The conventional shuck about von Trier’s legendary sadism is that he’s actually taking it all out on himself in the end, although I’ve never seen or felt that. His narratives, while vivid and distinctive, resembles Pilgrim’s Progresses that seem especially cruel to this atheist, and he always seems to be chuckling too loudly in the rafters. Together with the Coen brothers, he professes a sadly-popular codified cinema of sadism, although I’ll say “for” the Coen brothers, they treat all of humanity like an ant farm they’ve grown bored of as grade-schoolers and decided to shake, then break. Von Trier’s much more personal. He makes us care about someone before breaking her–and in his dramatic films, at least, it’s always a her.
So how surprising to see the sadist turning tentatively towards humanism, by way of sensuality. Even Nymphomaniac‘s early establishing shots sit beautiful, contrasting falling snow with grimy grey walls, courtesy cinematographer Manuel Alberto Claro. Of course, a dark aperture appears soon enough, and for much of the rest of the running time, we’ll be looking at vaginas or their symbolic equivalents.

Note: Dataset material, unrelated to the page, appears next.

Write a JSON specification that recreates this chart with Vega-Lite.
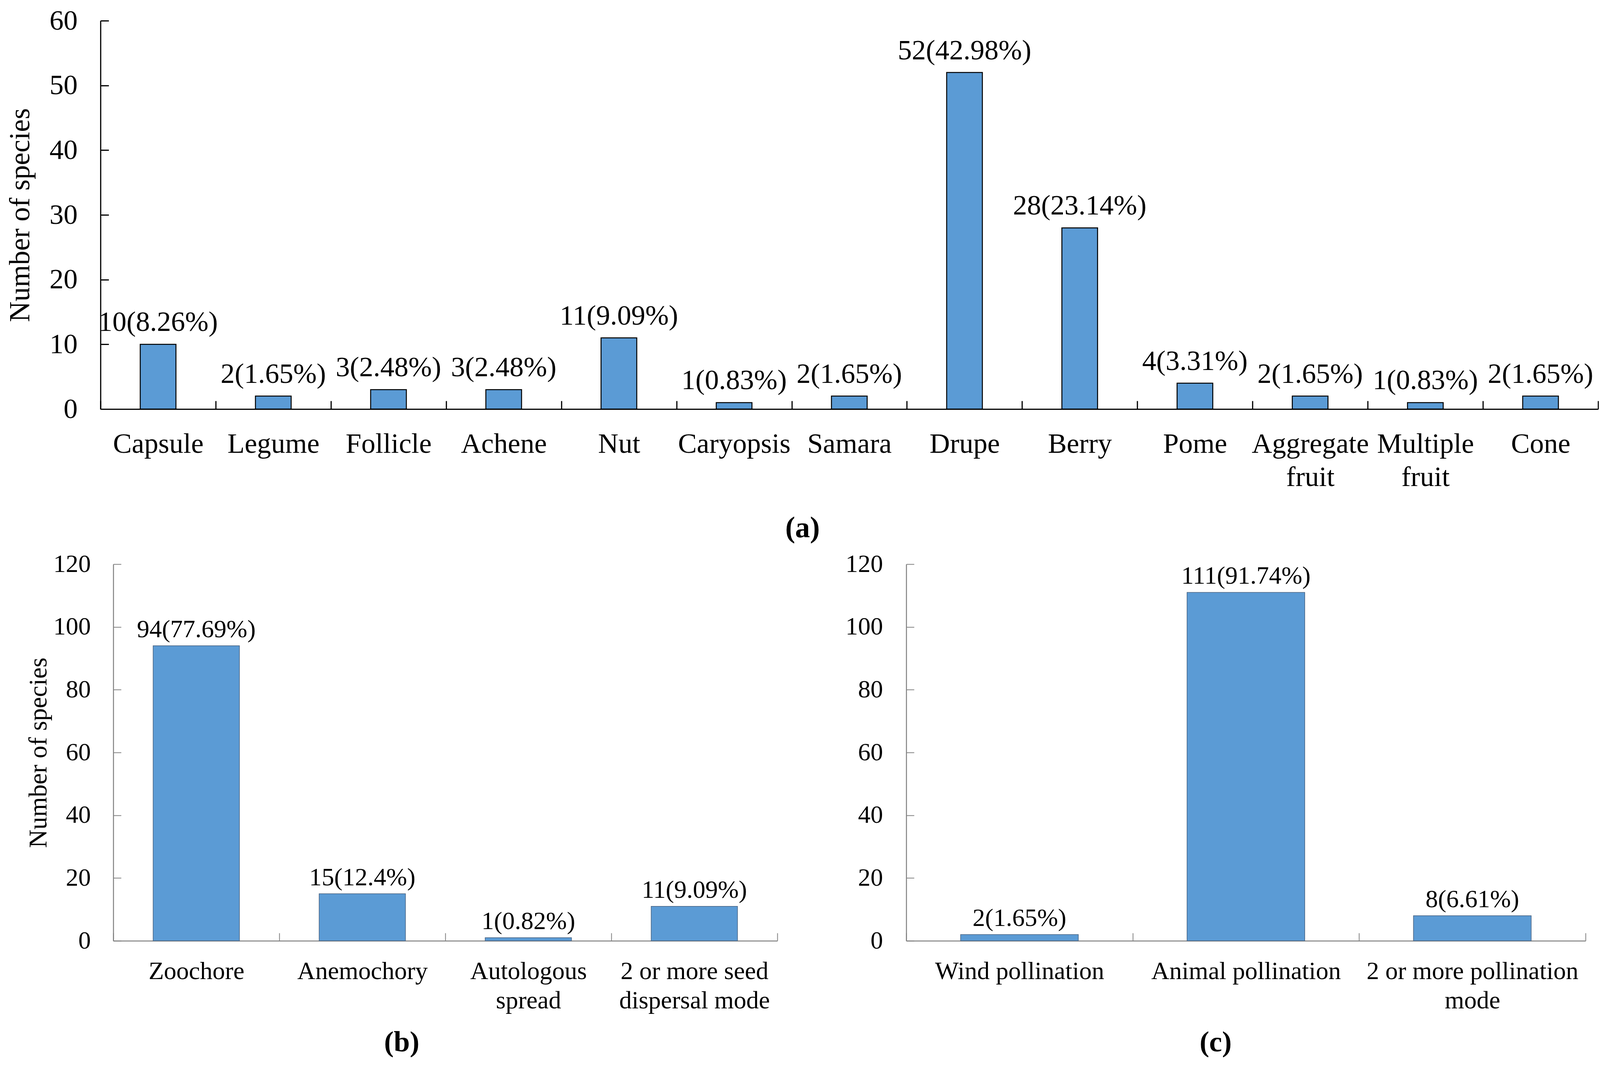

Sex? Sure. Unsimulated? Quite possibly, although comments from the filmmakers about putting someone’s heads on other’s bodies, seem to argue for “partially-unsimulated.” This is the equivalent of “naturally and artificially flavored”–admitted to the latter, but selling the former.
No, we don’t have a world where name non-porn actors (at least) can have unsimulated sex before the cameras and where that would be okay and folks would ponder the wider picture, not the mechanics. Maybe we’re getting there. I’d like to think so. The blow job on the train (involving a male member attached to an actor who looking uncannily like the director), looks “real enough.” So do a few other bits. But they remain bits.
And it’s actually okay that they remain bits, because von Trier–I say this tentatively, wary that he’ll put some of his old bullshit for Volume II–seems to actually care for Joe and to sympathize with her self-loathing without actually endorsing it. He seems to find it sad that Joe reduces sex to numbers (times penetrated, times penetrated in which orfice, number of partners, number of partners vs. number of her “best friend’s” partners). She builds a life out of these numbers, and she makes her peace with ruining the lives of others quite often–a scene where a lover appears at her door bags packed and leaving his family, followed by the appearance of that family (wife played by Uma Thurman, another of von Trier’s knowing jokes) had me laughing like I haven’t laughed in a long time, masterful, knife-edged black comedy.
But Stellan Skarsgård wants her to be a better person. Better, because healthier, and though she resists, she’s finally, by the end of Volume I, considering his way of thinking. But the really subversive part–subversive to her own standards, her own beliefs, and von Trier’s classic stance–is that towards the end of Volume I, towards the end of her recounted scorecard, she starts to put the scorecard aside.
She starts, in her twenties, maybe early thirties, to actually enjoy herself.
And that’s more enlightening, more enlightened, and quite possibly more subversive, than the “realest” realist of a blow job.